DevOps, automation, and deployment orchestration for continuity
Manual operations are one of the most common continuity weaknesses in mid-market and enterprise professional services environments. If infrastructure recovery depends on tribal knowledge, if application releases require hand-built steps, or if rollback procedures are undocumented, incident response becomes slow and inconsistent. Automation is therefore a continuity capability, not just an efficiency initiative.
Infrastructure-as-code should define networks, compute, storage, security policies, and observability components. CI/CD pipelines should validate application changes, enforce approvals, and support blue-green or canary deployment patterns where appropriate. Automated configuration management should keep environments aligned, while runbook automation should accelerate common recovery actions such as service restarts, failover execution, cache rebuilds, and backup restoration workflows.
For firms delivering digital client services or operating SaaS-style portals, deployment orchestration becomes even more important. Release pipelines must account for schema changes, API compatibility, dependency health, and rollback sequencing across regions. A mature DevOps model reduces both planned and unplanned downtime by making change safer, faster, and more observable.
Disaster recovery architecture and realistic recovery tradeoffs
Disaster recovery should be designed by workload tier, not by generic policy. A client collaboration portal may require near-real-time replication and rapid failover. A reporting environment may tolerate delayed recovery. An ERP platform may need protected databases, tested integration recovery, and prioritized restoration of finance and billing functions before lower-priority modules. The architecture should reflect these distinctions.
There are also practical tradeoffs. Active-active multi-region designs improve availability but increase complexity, data consistency considerations, and cost.

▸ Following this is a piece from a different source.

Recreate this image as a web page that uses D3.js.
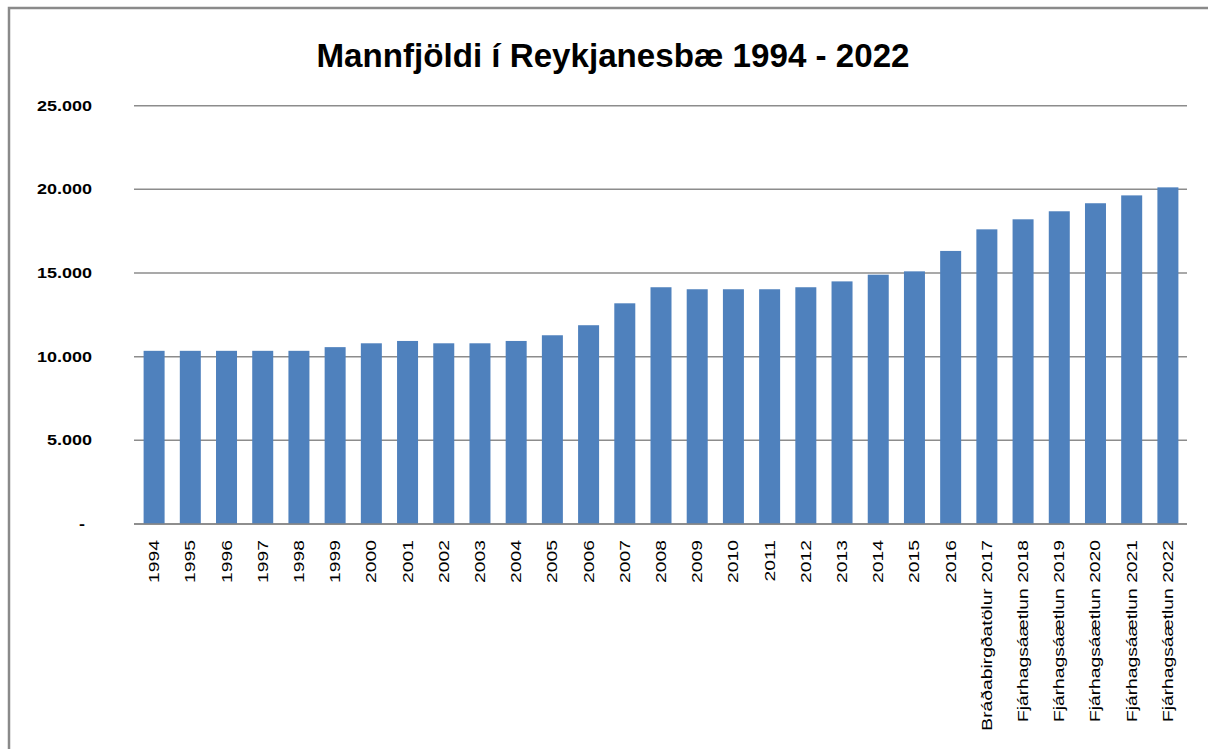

Warm standby models reduce spend but may extend recovery time. Backup-centric recovery is economical for lower-tier systems but insufficient for high-availability client services. The right strategy depends on business impact, contractual obligations, and operational maturity.
| Recovery model | Best fit | Tradeoff |
|---|---|---|
| Backup and restore | Low-criticality internal workloads | Lowest cost but longest recovery time |
| Pilot light | Applications needing faster infrastructure recovery | Core services available, but scaling and validation still required |
| Warm standby | ERP, project systems, and regional business apps | Balanced recovery speed with moderate operating cost |
| Active-active | Client portals and high-availability digital services | Highest resilience with greater complexity and governance demand |
Observability, operational visibility, and service assurance
Continuity depends on early detection as much as on recovery design. Professional services firms need infrastructure observability that spans cloud resources, application performance, database health, identity events, integration queues, and end-user experience. Without this visibility, teams may detect incidents only after consultants or clients report service degradation.
A modern observability stack should combine metrics, logs, traces, synthetic testing, and business service dashboards. For example, leadership should be able to see not only whether a server is healthy, but whether time entry transactions are processing, whether invoice generation jobs are delayed, whether document search latency is rising, and whether a regional network issue is affecting remote consultants.
This visibility supports both resilience engineering and executive decision-making. It enables faster root cause isolation, more accurate incident communication, and better prioritization of remediation efforts. Over time, observability data also informs capacity planning, cost optimization, and architecture modernization decisions.
Cost governance and scalability in continuity-focused cloud environments
Business continuity architecture must be financially sustainable. Professional services firms often face variable demand driven by project cycles, acquisitions, seasonal billing peaks, and regional expansion. Overbuilding for worst-case scenarios can create cloud cost overruns, while underinvesting in resilience can expose the business to expensive downtime. The answer is governed elasticity.
This means using autoscaling where workloads are suitable, rightsizing persistent services, applying storage lifecycle policies, and reserving capacity selectively for stable baseline demand. It also means aligning resilience spend with business criticality. Not every workload needs multi-region active-active architecture, but every critical workload should have a justified and tested continuity design.
- Use tagging and financial governance to map cloud spend to business services, practices, and regions
- Review resilience cost against downtime exposure, client commitments, and recovery objectives
- Automate non-production shutdown schedules and ephemeral environment creation for project teams
- Standardize backup retention and archive policies to control storage growth without weakening recovery posture
- Track deployment frequency, change failure rate, mean time to recovery, and service availability as joint cost and reliability indicators
Executive recommendations for professional services leaders
First, treat cloud hosting architecture as a business continuity platform, not an infrastructure procurement decision. The architecture should be reviewed in the context of client delivery, ERP continuity, workforce mobility, and service-level commitments. This shifts the conversation from server availability to operational continuity.
Second, establish a cloud governance model that enforces standard patterns for identity, networking, backup, observability, and deployment automation. Governance should accelerate safe delivery, not slow it down. Firms that standardize early are better positioned to scale acquisitions, launch digital services, and support hybrid work without multiplying operational risk.
Third, invest in platform engineering and DevOps modernization. Reusable infrastructure patterns, automated pipelines, tested recovery runbooks, and centralized observability create measurable operational ROI. They reduce downtime, improve release confidence, and make continuity capabilities repeatable across business units and geographies.
Finally, validate continuity through testing. Recovery architecture that is not exercised under realistic conditions is only theoretical. Professional services firms should run failover drills, backup restoration tests, dependency mapping reviews, and incident simulations that include business stakeholders. This is how cloud hosting architecture becomes a reliable operational backbone for growth, client trust, and long-term resilience.